Omit every picture and return the rest of the data unaltered.
━━ SOURCE DATA
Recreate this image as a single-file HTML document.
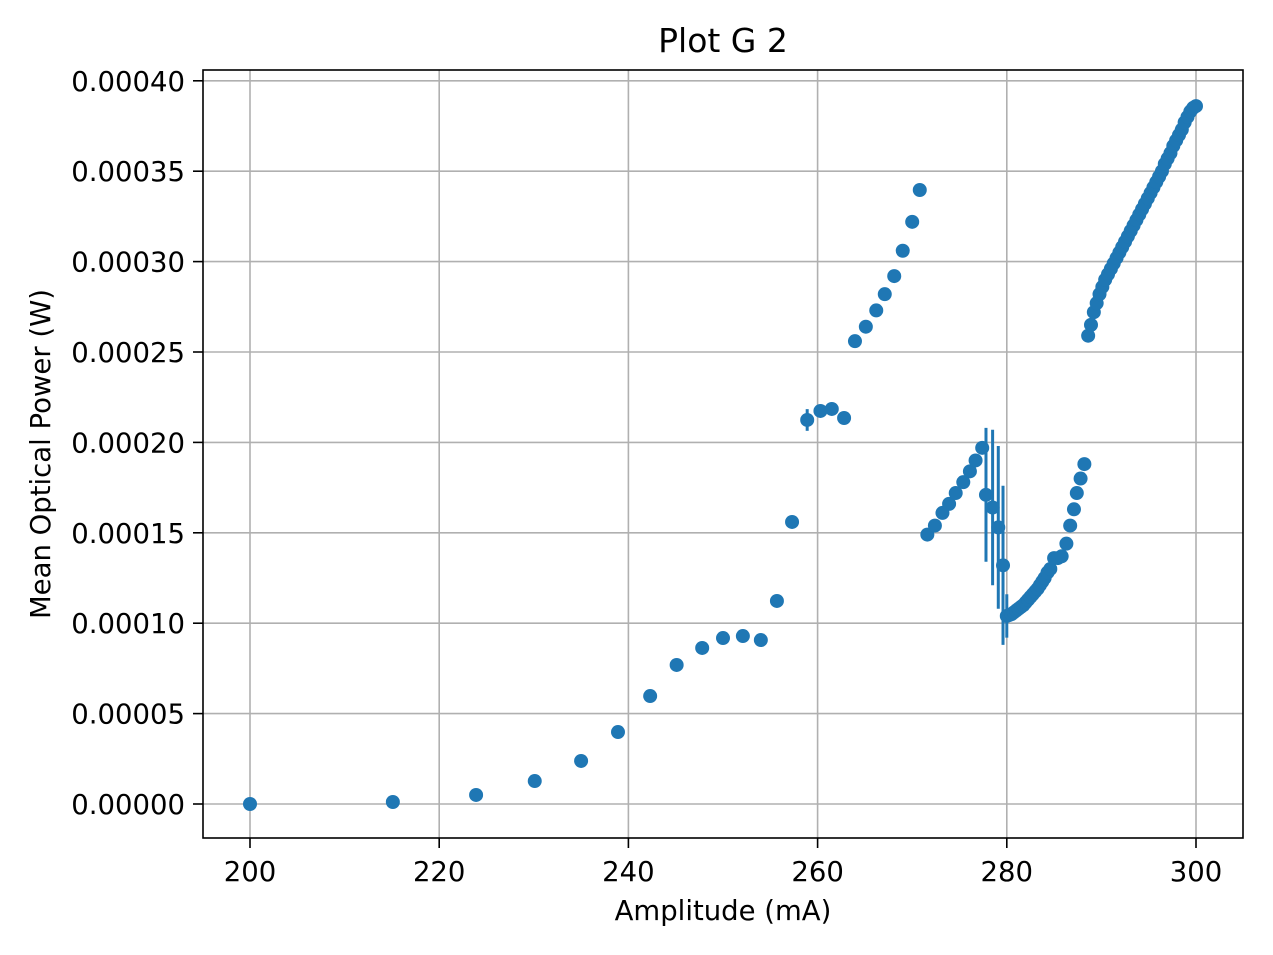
<!DOCTYPE html>
<html><head><meta charset="utf-8"><style>
html,body{margin:0;padding:0;background:#fff;}
svg{display:block;font-family:"DejaVu Sans","Liberation Sans",sans-serif;}
</style></head><body>
<svg id="chart" width="1273" height="955" viewBox="0 0 1273 955" xmlns="http://www.w3.org/2000/svg">
<rect x="0" y="0" width="1273" height="955" fill="#fff"/>
<g id="grid"></g>
<g id="errs"></g>
<g id="pts"></g>
<rect x="203" y="70" width="1040" height="768" fill="none" stroke="#000" stroke-width="1.6"/>
<g id="ticks"></g>
<text x="723" y="52" font-size="33" text-anchor="middle">Plot G 2</text>
<text x="723" y="920" font-size="27.5" text-anchor="middle">Amplitude (mA)</text>
<text x="0" y="0" font-size="27.5" text-anchor="middle" transform="translate(50,454) rotate(-90)">Mean Optical Power (W)</text>
</svg>
<script>
const xVals=[200,215.1,223.9,230.1,235.0,238.9,242.3,245.1,247.8,250.0,252.1,254.0,255.7,257.3,258.9,260.3,261.5,262.8,
263.95,265.1,266.2,267.1,268.1,269.0,270.0,270.8,
271.6,272.4,273.2,273.9,274.6,275.4,276.1,276.7,277.4,277.8,278.5,279.1,279.6,
280.0,280.25,280.5,280.75,281,281.25,281.5,281.75,282,282.25,282.5,282.75,283,283.25,283.5,283.75,284,284.3,284.6,285.0,285.4,285.8,286.3,286.7,287.1,287.4,287.8,288.2,
288.6,288.9,289.2,289.5,289.8,290.1,290.4,290.7,291.0,291.3,291.6,291.9,292.2,292.5,292.8,293.1,293.4,293.7,294.0,294.3,294.6,294.9,295.2,295.5,295.8,296.1,296.4,296.7,297.0,297.3,297.6,297.9,298.2,298.5,298.8,299.1,299.4,299.7,300.0];
const yVals=[0,0.11,0.5,1.27,2.38,3.98,5.97,7.69,8.63,9.18,9.29,9.07,11.23,15.6,21.24,21.74,21.85,21.35,
25.6,26.4,27.3,28.2,29.2,30.6,32.2,33.96,
14.9,15.4,16.1,16.6,17.2,17.8,18.4,19.0,19.7,17.1,16.4,15.3,13.2,
10.4,10.45,10.5,10.6,10.7,10.8,10.9,11.0,11.15,11.3,11.45,11.6,11.75,11.9,12.1,12.3,12.5,12.8,13.0,13.6,13.6,13.7,14.4,15.4,16.3,17.2,18.0,18.8,
25.9,26.5,27.2,27.7,28.2,28.6,29.0,29.3,29.6,29.9,30.2,30.5,30.8,31.1,31.4,31.7,32.0,32.3,32.6,32.9,33.2,33.5,33.8,34.1,34.4,34.7,35.0,35.4,35.7,36.0,36.4,36.7,37.0,37.3,37.7,38.0,38.3,38.5,38.6];
const errX=[258.9,277.8,278.5,279.1,279.6,280.0];
const errY=[21.24,17.1,16.4,15.3,13.2,10.4];
const errSize=[0.6,3.7,4.3,4.5,4.4,1.2];
const xTicks=[200,220,240,260,280,300];
const yTicks=[0,5,10,15,20,25,30,35,40];
const yTickLabels=["0.00000","0.00005","0.00010","0.00015","0.00020","0.00025","0.00030","0.00035","0.00040"];
const NS="http://www.w3.org/2000/svg";
function X(v){return 250+(v-200)*9.46;}
function Y(v){return 804-v*18.08;}
function mk(t,a,p){const e=document.createElementNS(NS,t);for(const k in a)e.setAttribute(k,a[k]);p.appendChild(e);return e;}
const grid=document.getElementById('grid'),ticks=document.getElementById('ticks');
xTicks.forEach(v=>{
 const g=mk('line',{x1:X(v),x2:X(v),y1:70,y2:838,stroke:'#b0b0b0','stroke-width':1.6},grid);
 
 
 const t=mk('line',{x1:X(v),x2:X(v),y1:838,y2:848,stroke:'#000','stroke-width':1.6},ticks);
 
 
 const l=mk('text',{x:X(v),y:881,'font-size':27.5,'text-anchor':'middle'},ticks);
 l.textContent=v;
 
 
});
yTicks.forEach((v,i)=>{
 const g=mk('line',{x1:203,x2:1243,y1:Y(v),y2:Y(v),stroke:'#b0b0b0','stroke-width':1.6},grid);
 
 
 const t=mk('line',{x1:193,x2:203,y1:Y(v),y2:Y(v),stroke:'#000','stroke-width':1.6},ticks);
 
 
 const l=mk('text',{x:185,y:Y(v)+10,'font-size':27.5,'text-anchor':'end'},ticks);
 l.textContent=yTickLabels[i];
 
 
});
const errs=document.getElementById('errs');
errX.forEach((v,i)=>{
 const e=mk('line',{x1:X(v),x2:X(v),y1:Y(errY[i]+errSize[i]),y2:Y(errY[i]-errSize[i]),stroke:'#1f77b4','stroke-width':3},errs);
 
 
});
const pts=document.getElementById('pts');
xVals.forEach((v,i)=>{
 const c=mk('circle',{cx:X(v),cy:Y(yVals[i]),r:7,fill:'#1f77b4'},pts);
 
 
});
</script>
</body></html>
━━━━
FINISHED TASK -
Recreate this image as a single-file HTML document.
<!DOCTYPE html>
<html><head><meta charset="utf-8"><style>
html,body{margin:0;padding:0;background:#fff;}
svg{display:block;font-family:"DejaVu Sans","Liberation Sans",sans-serif;}
</style></head><body>
<svg id="chart" width="1273" height="955" viewBox="0 0 1273 955" xmlns="http://www.w3.org/2000/svg">
<rect x="0" y="0" width="1273" height="955" fill="#fff"/>
<g id="grid"></g>
<g id="errs"></g>
<g id="pts"></g>
<rect x="203" y="70" width="1040" height="768" fill="none" stroke="#000" stroke-width="1.6"/>
<g id="ticks"></g>
<text x="723" y="52" font-size="33" text-anchor="middle">Plot G 2</text>
<text x="723" y="920" font-size="27.5" text-anchor="middle">Amplitude (mA)</text>
<text x="0" y="0" font-size="27.5" text-anchor="middle" transform="translate(50,454) rotate(-90)">Mean Optical Power (W)</text>
</svg>
<script>
const xVals=[200,215.1,223.9,230.1,235.0,238.9,242.3,245.1,247.8,250.0,252.1,254.0,255.7,257.3,258.9,260.3,261.5,262.8,
263.95,265.1,266.2,267.1,268.1,269.0,270.0,270.8,
271.6,272.4,273.2,273.9,274.6,275.4,276.1,276.7,277.4,277.8,278.5,279.1,279.6,
280.0,280.25,280.5,280.75,281,281.25,281.5,281.75,282,282.25,282.5,282.75,283,283.25,283.5,283.75,284,284.3,284.6,285.0,285.4,285.8,286.3,286.7,287.1,287.4,287.8,288.2,
288.6,288.9,289.2,289.5,289.8,290.1,290.4,290.7,291.0,291.3,291.6,291.9,292.2,292.5,292.8,293.1,293.4,293.7,294.0,294.3,294.6,294.9,295.2,295.5,295.8,296.1,296.4,296.7,297.0,297.3,297.6,297.9,298.2,298.5,298.8,299.1,299.4,299.7,300.0];
const yVals=[0,0.11,0.5,1.27,2.38,3.98,5.97,7.69,8.63,9.18,9.29,9.07,11.23,15.6,21.24,21.74,21.85,21.35,
25.6,26.4,27.3,28.2,29.2,30.6,32.2,33.96,
14.9,15.4,16.1,16.6,17.2,17.8,18.4,19.0,19.7,17.1,16.4,15.3,13.2,
10.4,10.45,10.5,10.6,10.7,10.8,10.9,11.0,11.15,11.3,11.45,11.6,11.75,11.9,12.1,12.3,12.5,12.8,13.0,13.6,13.6,13.7,14.4,15.4,16.3,17.2,18.0,18.8,
25.9,26.5,27.2,27.7,28.2,28.6,29.0,29.3,29.6,29.9,30.2,30.5,30.8,31.1,31.4,31.7,32.0,32.3,32.6,32.9,33.2,33.5,33.8,34.1,34.4,34.7,35.0,35.4,35.7,36.0,36.4,36.7,37.0,37.3,37.7,38.0,38.3,38.5,38.6];
const errX=[258.9,277.8,278.5,279.1,279.6,280.0];
const errY=[21.24,17.1,16.4,15.3,13.2,10.4];
const errSize=[0.6,3.7,4.3,4.5,4.4,1.2];
const xTicks=[200,220,240,260,280,300];
const yTicks=[0,5,10,15,20,25,30,35,40];
const yTickLabels=["0.00000","0.00005","0.00010","0.00015","0.00020","0.00025","0.00030","0.00035","0.00040"];
const NS="http://www.w3.org/2000/svg";
function X(v){return 250+(v-200)*9.46;}
function Y(v){return 804-v*18.08;}
function mk(t,a,p){const e=document.createElementNS(NS,t);for(const k in a)e.setAttribute(k,a[k]);p.appendChild(e);return e;}
const grid=document.getElementById('grid'),ticks=document.getElementById('ticks');
xTicks.forEach(v=>{
 const g=mk('line',{x1:X(v),x2:X(v),y1:70,y2:838,stroke:'#b0b0b0','stroke-width':1.6},grid);
 
 
 const t=mk('line',{x1:X(v),x2:X(v),y1:838,y2:848,stroke:'#000','stroke-width':1.6},ticks);
 
 
 const l=mk('text',{x:X(v),y:881,'font-size':27.5,'text-anchor':'middle'},ticks);
 l.textContent=v;
 
 
});
yTicks.forEach((v,i)=>{
 const g=mk('line',{x1:203,x2:1243,y1:Y(v),y2:Y(v),stroke:'#b0b0b0','stroke-width':1.6},grid);
 
 
 const t=mk('line',{x1:193,x2:203,y1:Y(v),y2:Y(v),stroke:'#000','stroke-width':1.6},ticks);
 
 
 const l=mk('text',{x:185,y:Y(v)+10,'font-size':27.5,'text-anchor':'end'},ticks);
 l.textContent=yTickLabels[i];
 
 
});
const errs=document.getElementById('errs');
errX.forEach((v,i)=>{
 const e=mk('line',{x1:X(v),x2:X(v),y1:Y(errY[i]+errSize[i]),y2:Y(errY[i]-errSize[i]),stroke:'#1f77b4','stroke-width':3},errs);
 
 
});
const pts=document.getElementById('pts');
xVals.forEach((v,i)=>{
 const c=mk('circle',{cx:X(v),cy:Y(yVals[i]),r:7,fill:'#1f77b4'},pts);
 
 
});
</script>
</body></html>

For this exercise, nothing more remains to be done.